Monday, October 24, 2011

Futbol nuevamente

I haven't had the chance to mention that Tolte is hosting a futbol championship of teams from Tolte and the neighboring villages. the game they are playing isn't actually futbol, but "indor," which is payed in the village plazas, which are about one-quarter the size of an actual soccer field. Teams include six players per side, and action and scoring are greatly accelerated compared to true futbol. Scores of 10-6 or so are pretty common. The payers are so densely packed that it can be difficult to sort out the action, but some of the players show an incredible ability to move with the ball over the concrete surface, where the ball moves a lot more quickly than it does on grass.

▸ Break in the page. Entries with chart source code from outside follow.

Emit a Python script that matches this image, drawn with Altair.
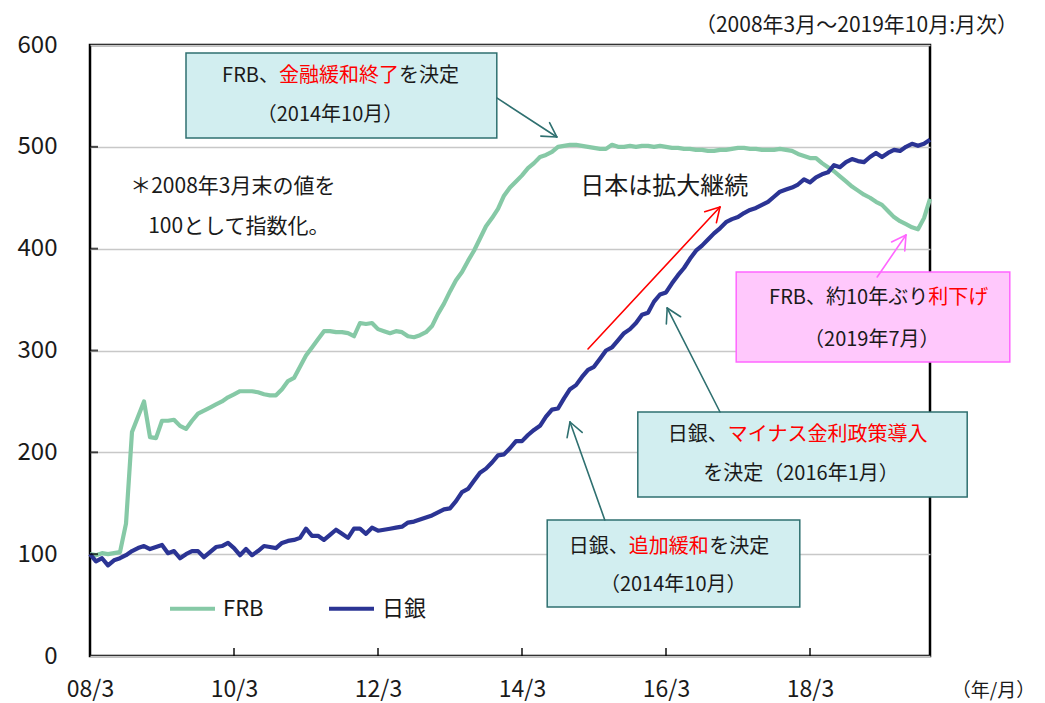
import math
import altair as alt
import pandas as pd

# ---------------- data (index 2008/3 = 100, monthly) ----------------
frb = [100, 99, 101, 100, 101, 102, 130, 220, 235, 250,
       215, 214, 231, 231, 232, 226, 223, 231, 238, 241,
       244, 247, 250, 254, 257, 260, 260, 260, 259, 257,
       256, 256, 262, 270, 273, 284, 295, 303, 311, 319,
       319, 318, 318, 317, 314, 327, 326, 327, 321, 319,
       317, 319, 318, 314, 313, 315, 318, 324, 336, 346,
       358, 369, 377, 388, 398, 410, 422, 430, 439, 452,
       460, 466, 472, 479, 484, 490, 492, 495, 500, 501,
       502, 502, 501, 500, 499, 498, 498, 502, 500, 500,
       501, 500, 501, 501, 500, 501, 500, 499, 499, 498,
       498, 497, 497, 496, 496, 497, 497, 498, 499, 499,
       498, 498, 497, 497, 497, 498, 497, 496, 493, 491,
       489, 489, 484, 480, 476, 471, 466, 461, 457, 453,
       450, 446, 443, 437, 431, 427, 424, 421, 419, 430,
       449]
boj = [100, 93, 96, 89, 94, 96, 99, 103, 106, 108,
       105, 107, 109, 101, 103, 96, 100, 103, 103, 97,
       102, 107, 108, 111, 106, 99, 105, 99, 103, 108,
       107, 106, 111, 113, 114, 116, 125, 118, 118, 114,
       119, 124, 120, 116, 125, 125, 120, 126, 123, 124,
       125, 126, 127, 131, 132, 134, 136, 138, 141, 144,
       145, 152, 161, 164, 172, 180, 184, 190, 197, 198,
       204, 211, 211, 217, 222, 226, 235, 242, 243, 253,
       262, 266, 274, 281, 284, 292, 300, 303, 310, 317,
       321, 327, 335, 337, 348, 355, 357, 366, 374, 381,
       390, 398, 403, 409, 415, 420, 426, 429, 431, 435,
       438, 440, 443, 446, 451, 456, 458, 460, 463, 468,
       465, 470, 473, 475, 482, 480, 485, 488, 486, 485,
       490, 494, 490, 494, 497, 496, 500, 503, 501, 503,
       507]
series_names = ["FRB", "日銀"]
series_colors = ["#86c9a6", "#2b3494"]
tick_months = [0, 24, 48, 72, 96, 120]
tick_labels = ["08/3", "10/3", "12/3", "14/3", "16/3", "18/3"]
y_ticks = [0, 100, 200, 300, 400, 500, 600]

months = list(range(len(frb)))
df = pd.DataFrame({
    "m": months + months,
    "v": frb + boj,
    "series": [series_names[0]] * len(frb) + [series_names[1]] * len(boj),
})

# ---------------- layout ----------------
W, H = 840, 611
XMAX, YMAX = 140, 600
PX_X, PX_Y = W / XMAX, H / YMAX
FONT = "Noto Sans CJK JP"
TEAL_FILL, TEAL_LINE = "#d2eef0", "#2f7070"
PINK_FILL, PINK_LINE = "#ffc8fc", "#ff66ff"
RED = "#ff0000"
INK = "#1a1a1a"

xs = alt.Scale(domain=[0, XMAX], nice=False, zero=False)
ys = alt.Scale(domain=[0, YMAX], nice=False)
label_expr = "[" + ",".join("'%s'" % s for s in tick_labels) + "][round(datum.value/24)]"
X_AX = alt.Axis(values=tick_months, labelExpr=label_expr, ticks=False, domain=False,
                grid=False, labelPadding=22, labelFontSize=23, labelColor=INK,
                labelFont=FONT, labelFlush=False, labelOverlap=False,
                title="（年/月）", titleFont=FONT, titleFontSize=19,
                titleFontWeight="normal", titleColor=INK, titleX=903, titleY=34,
                titleAlign="center", titleBaseline="middle")
Y_AX = alt.Axis(values=y_ticks, ticks=False, domain=False, grid=True,
                gridColor="#c8c8c8", gridWidth=1.5, labelPadding=33,
                labelFontSize=24, labelColor=INK, labelFont=FONT, labelFlush=False,
                labelOverlap=False, title=None)


def X(f="m"):
    return alt.X(f + ":Q", scale=xs, axis=X_AX)


def Y(f="v"):
    return alt.Y(f + ":Q", scale=ys, axis=Y_AX)


# ---------------- annotation boxes (data coordinates) ----------------
boxes = pd.DataFrame([
    dict(m=16.0, m2=67.8, v=592.1, v2=508.7, fill=TEAL_FILL, stroke=TEAL_LINE),
    dict(m=107.7, m2=153.3, v=377.1, v2=288.7, fill=PINK_FILL, stroke=PINK_LINE),
    dict(m=91.3, m2=146.2, v=239.6, v2=156.1, fill=TEAL_FILL, stroke=TEAL_LINE),
    dict(m=76.2, m2=118.3, v=133.6, v2=48.1, fill=TEAL_FILL, stroke=TEAL_LINE),
])
box_layer = alt.Chart(boxes).mark_rect(strokeWidth=1.5).encode(
    x=X(), x2="m2:Q", y=Y(), y2="v2:Q",
    fill=alt.Fill("fill:N", scale=None), stroke=alt.Stroke("stroke:N", scale=None))

# ---------------- texts ----------------
texts = pd.DataFrame([
    dict(t="FRB、", m=31.5, v=569.6, a="right", c=INK, s=20),
    dict(t="金融緩和終了", m=31.5, v=569.6, a="left", c=RED, s=20),
    dict(t="を決定", m=51.5, v=569.6, a="left", c=INK, s=20),
    dict(t="（2014年10月）", m=40.0, v=531.3, a="center", c=INK, s=20),
    dict(t="FRB、約10年ぶり", m=139.7, v=351.6, a="right", c=INK, s=20),
    dict(t="利下げ", m=139.7, v=351.6, a="left", c=RED, s=20),
    dict(t="（2019年7月）", m=130.3, v=310.3, a="center", c=INK, s=20),
    dict(t="日銀、", m=106.3, v=217.0, a="right", c=INK, s=20),
    dict(t="マイナス金利政策導入", m=106.3, v=217.0, a="left", c=RED, s=20),
    dict(t="を決定（2016年1月）", m=118.5, v=178.7, a="center", c=INK, s=20),
    dict(t="日銀、", m=89.8, v=107.0, a="right", c=INK, s=20),
    dict(t="追加緩和", m=89.8, v=107.0, a="left", c=RED, s=20),
    dict(t="を決定", m=103.2, v=107.0, a="left", c=INK, s=20),
    dict(t="（2014年10月）", m=97.2, v=69.7, a="center", c=INK, s=20),
    dict(t="＊2008年3月末の値を", m=6.7, v=460.6, a="left", c=INK, s=21),
    dict(t="100として指数化。", m=9.7, v=421.3, a="left", c=INK, s=21),
    dict(t="日本は拡大継続", m=81.7, v=460.6, a="left", c=INK, s=24),
])
text_layers = []
for al in ["left", "right", "center"]:
    sub = texts[texts["a"] == al]
    text_layers.append(
        alt.Chart(sub).mark_text(align=al, baseline="middle", font=FONT).encode(
            x=X(), y=Y(), text="t:N",
            color=alt.Color("c:N", scale=None),
            size=alt.Size("s:Q", scale=None)))

# ---------------- arrows ----------------
arrows = [
    (67.8, 548.0, 77.8, 509.7, TEAL_LINE),
    (83.0, 301.5, 105.0, 440.9, RED),
    (131.2, 372.2, 136.0, 413.4, PINK_LINE),
    (105.0, 239.6, 96.2, 341.7, TEAL_LINE),
    (85.8, 133.6, 80.0, 229.8, TEAL_LINE),
]


def arrow_segments(m0, v0, m1, v1, col, head=16.0, ang=math.radians(30)):
    dx, dy = (m0 - m1) * PX_X, (v0 - v1) * PX_Y
    n = math.hypot(dx, dy)
    ux, uy = dx / n, dy / n
    segs = [dict(m=m0, v=v0, m2=m1, v2=v1, c=col)]
    for s in (1, -1):
        a = s * ang
        wx = ux * math.cos(a) - uy * math.sin(a)
        wy = ux * math.sin(a) + uy * math.cos(a)
        segs.append(dict(m=m1, v=v1, m2=m1 + wx * head / PX_X,
                         v2=v1 + wy * head / PX_Y, c=col))
    return segs


arrow_rows = []
for a in arrows:
    arrow_rows += arrow_segments(*a)
arrow_layer = alt.Chart(pd.DataFrame(arrow_rows)).mark_rule(
    strokeWidth=1.6, strokeCap="round").encode(
    x=X(), y=Y(), x2="m2:Q", y2="v2:Q", color=alt.Color("c:N", scale=None))

# ---------------- series lines ----------------
line_layer = alt.Chart(df).mark_line(strokeWidth=4.2, strokeJoin="round").encode(
    x=X(), y=Y(),
    color=alt.Color("series:N", sort=series_names,
                    scale=alt.Scale(domain=series_names, range=series_colors),
                    legend=alt.Legend(title=None, orient="none", legendX=78,
                                      legendY=539, direction="horizontal",
                                      symbolType="stroke", symbolStrokeWidth=4,
                                      symbolSize=2025, labelFontSize=22,
                                      labelFont=FONT, labelColor=INK,
                                      labelOffset=6, columnPadding=57)),
    order="m:Q")

# ---------------- inward ticks ----------------
ytick_df = pd.DataFrame({"m": [0] * 5, "v": y_ticks[1:-1]})
ytick_layer = alt.Chart(ytick_df).mark_tick(
    orient="horizontal", size=8, thickness=2, color="black", xOffset=4).encode(x=X(), y=Y())
xtick_df = pd.DataFrame({"m": tick_months[1:], "v": [0] * 5})
xtick_layer = alt.Chart(xtick_df).mark_tick(
    orient="vertical", size=8, thickness=2, color="black", yOffset=-4).encode(x=X(), y=Y())

# ---------------- period note (top right) ----------------
title_layer = alt.Chart(pd.DataFrame({"t": ["（2008年3月～2019年10月:月次）"]})).mark_text(
    align="right", baseline="middle", font=FONT, fontSize=21, color=INK).encode(
    x=alt.value(928), y=alt.value(-19), text="t:N")

chart = alt.layer(
    box_layer, *text_layers, line_layer, arrow_layer, ytick_layer, xtick_layer, title_layer
).resolve_scale(color="independent").properties(
    width=W, height=H,
    autosize=alt.AutoSizeParams(type="none"),
    padding={"left": 82, "top": 37, "right": 107, "bottom": 47},
).configure_view(stroke="black", strokeWidth=2.5)

chart.save("out.html", embed_options={"renderer": "svg", "actions": False})
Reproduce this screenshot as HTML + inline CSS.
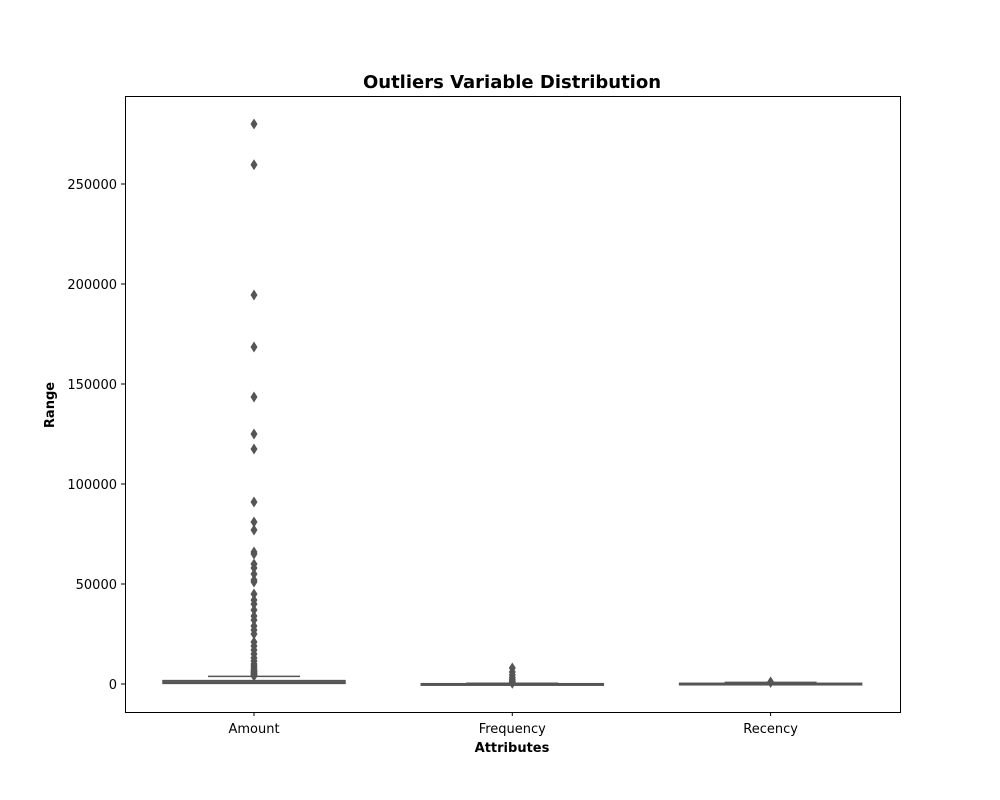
<!DOCTYPE html>
<html><head><meta charset="utf-8"><style>
body{margin:0;background:#fff}
svg{display:block;font-family:"DejaVu Sans","Liberation Sans",sans-serif}
</style></head><body>
<svg id="chart" width="1000" height="800">
<text x="512" y="88" text-anchor="middle" font-size="18" font-weight="bold">Outliers Variable Distribution</text>
<text x="512" y="752" text-anchor="middle" font-size="13" font-weight="bold">Attributes</text>
<text transform="translate(54,405) rotate(-90)" text-anchor="middle" font-size="13" font-weight="bold">Range</text>
<g id="marks"></g>
<rect x="125.5" y="96.5" width="775" height="616" fill="none" stroke="#000" stroke-width="1"/>
</svg>
<script>
const categories=["Amount","Frequency","Recency"];
const q1=[300,5,20];
const medians=[900,60,100];
const q3=[1700,150,350];
const whiskLow=[0,0,0];
const whiskHigh=[3800,350,800];
const outAmount=[280000,259600,194500,168500,143500,125000,117500,91000,81000,77000,66000,65000,60000,58000,55000,52000,51000,45000,42000,40000,37000,34000,32000,29000,27000,25000,21000,19000,17000,15000,13000,11500,10000,9000,8000,7000,6500,6000,5500,5000,4500,4200,4000];
const outFrequency=[8000,6000,4500,3200,2200,1500,1000,600,400];
const outRecency=[1000,900,850];
const outliers=[outAmount,outFrequency,outRecency];
const yTicks=[0,50000,100000,150000,200000,250000];
const ns="http://www.w3.org/2000/svg";
const svg=document.getElementById('chart');
const g=document.getElementById('marks');
const y=v=>684-v*0.002;
const xc=i=>254+i*258.3;
function el(t,a,p){const e=document.createElementNS(ns,t);for(const k in a)e.setAttribute(k,a[k]);(p||g).appendChild(e);return e;}
yTicks.forEach(t=>{
 const l=el('line',{x1:121,x2:125,y1:y(t),y2:y(t),stroke:'#000'},svg);
 
 
 const tx=el('text',{x:117,y:y(t)+5,'text-anchor':'end','font-size':13},svg);
 tx.textContent=t;
 
 
});
categories.forEach((c,i)=>{
 const x=xc(i);
 const l=el('line',{x1:x,x2:x,y1:712,y2:716,stroke:'#000'},svg);
 
 
 const tx=el('text',{x:x,y:733,'text-anchor':'middle','font-size':13},svg);
 tx.textContent=c;
 
 
 const col='#555';
 const w1=el('line',{x1:x,x2:x,y1:y(q3[i]),y2:y(whiskHigh[i]),stroke:col,'stroke-width':1.5});
 
 
 const cap=el('line',{x1:x-46,x2:x+46,y1:y(whiskHigh[i]),y2:y(whiskHigh[i]),stroke:col,'stroke-width':1.5});
 
 
 const top=y(q3[i]),bot=y(q1[i]);
 const b=el('rect',{x:x-91,y:top,width:182,height:Math.max(bot-top,1.5),fill:'#8a8a8a',stroke:col,'stroke-width':1.5});
 
 
 const m=el('line',{x1:x-91,x2:x+91,y1:y(medians[i]),y2:y(medians[i]),stroke:col,'stroke-width':1.5});
 
 
 outliers[i].forEach(v=>{
  const yy=y(v);
  const d=el('polygon',{points:`${x},${yy-5.5} ${x+3.5},${yy} ${x},${yy+5.5} ${x-3.5},${yy}`,fill:col});
  
  
 });
});
</script>
</body></html>
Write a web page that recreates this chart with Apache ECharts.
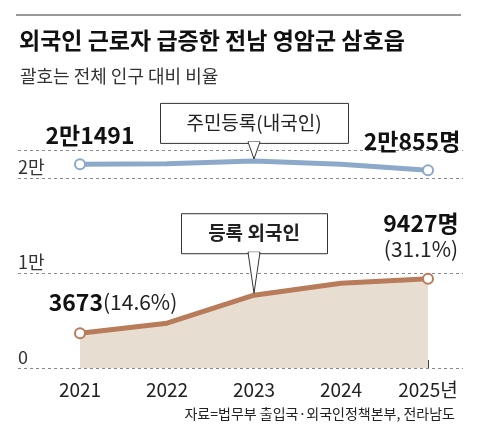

One of the teams, Los Vecinos, is composed of many of the same players as the Tolte travelling team mentioned in previous blogs, though that team is spread out among four or five teams playing in the tournament. In any case, Sunday night turned out to be the night for Los Vecinos to celebrate their victory, along with some players from the other teams. As usual, frightening amounts of beer were consumed, but that wasn't the worst of it. In the course of the afternoon, Joaquin and I went to Chunchi. he had some errands to run, and invited me along for the ride. One of the errands was to find a place selling homemade trago, moonshine made from sugar cane. In the end, he found one, but asked me to carry the bottle (probably for fear of what his wife and family might say). In the end, I not only wound up with the bottle, but the bottle became the group possession of the futbolistas.

How can I describe what this stuff tasted like? I have had other homemade tragos, and they range from pretty bad to pretty good. But if I tell you that this stuff tasted like turpentine, I might not be conveying the full horror of what we were drinking (washed down with beer, of course). Fortunately, they all had a tremendous head start on me, or I might not have survived. Everyone did his best to break out whatever English he knew, and it was all pretty entertaining, until it was time to go home.

because I have helped to carry some of these boys home before, I got roped into doing it again. But this wasn't the one at a time trip of the previous event, but sort of a mass migration uphill to the vecinario the Vecinos come from. And during this migration, one of them decided that what he really needed to do was fight with his cousin.

I don't know if I have described this cousin before, but his name is William (or maybe Alfonso or Patricio, code name Pato). He's short, in the way one expects Ecuadorians to be, but is so powerful that, like the young Arnold Schwarznegger, he "has muscles in his face," to quote someone I knew long ago. He's an incredible athlete, definitely one of the stars of the futbol team, and not someone to start a fight with. Except that he was incredibly drunk and didn't feel like fighting. which his cousin Gonzalo absolutely did.

I'm not a brave man. It's just that simple. But somehow, keeping these two guys apart suddenly became incredibly important to me (maybe because of my own level of inebriation, though I wasn't as far gone as most). Maybe it was the high school teacher in me emerging in an alien environment. And that's how I found myself both trying to hold William back and get him home, which required going forward. This is comparable to trying to stop a HumVee by holding on to the bumper.

Fortunately, another futbolista named Cristian (an easy-going soul, maybe a bit more grown-up than the rest) also got involved in holding Gonzalo back. Otherwise we never would have gotten anywhere. But I wound up in the middle of things more than once, and was lucky to escape with a scraped knee and a scratch under my right eye. Not bad, considering. And Gonzalo and William got home largely uninjured, which was a real miracle. I guess that puts the "peace" in Peace Corps. Of course, all my students noticed the scratch under my eye this morning, because the brawl was the biggest news to hit Tolte since the brawls of last year's fiestas. These fiestas are coming around again in about three weeks, and I guess there will be more of this kind of thing, but worse, so I'm going to try to take my leave earlier. Happy Dia de San Marcial to all.

But I did wonder, as I walked home and went to bed, am I braver than I thought? Was I just heedless, so that I didn't have time to overcome any fears? After all, I didn't stop to consider whether anyone was armed (no one was). Or was I motivated by the idea that William trusted me to get him home? If I knew what to conclude, I suppose there would be the chance to learn something about myself from this, which is why a person takes a job teaching in Ecuador for $360 a month. But I'm sort of mystified, myself.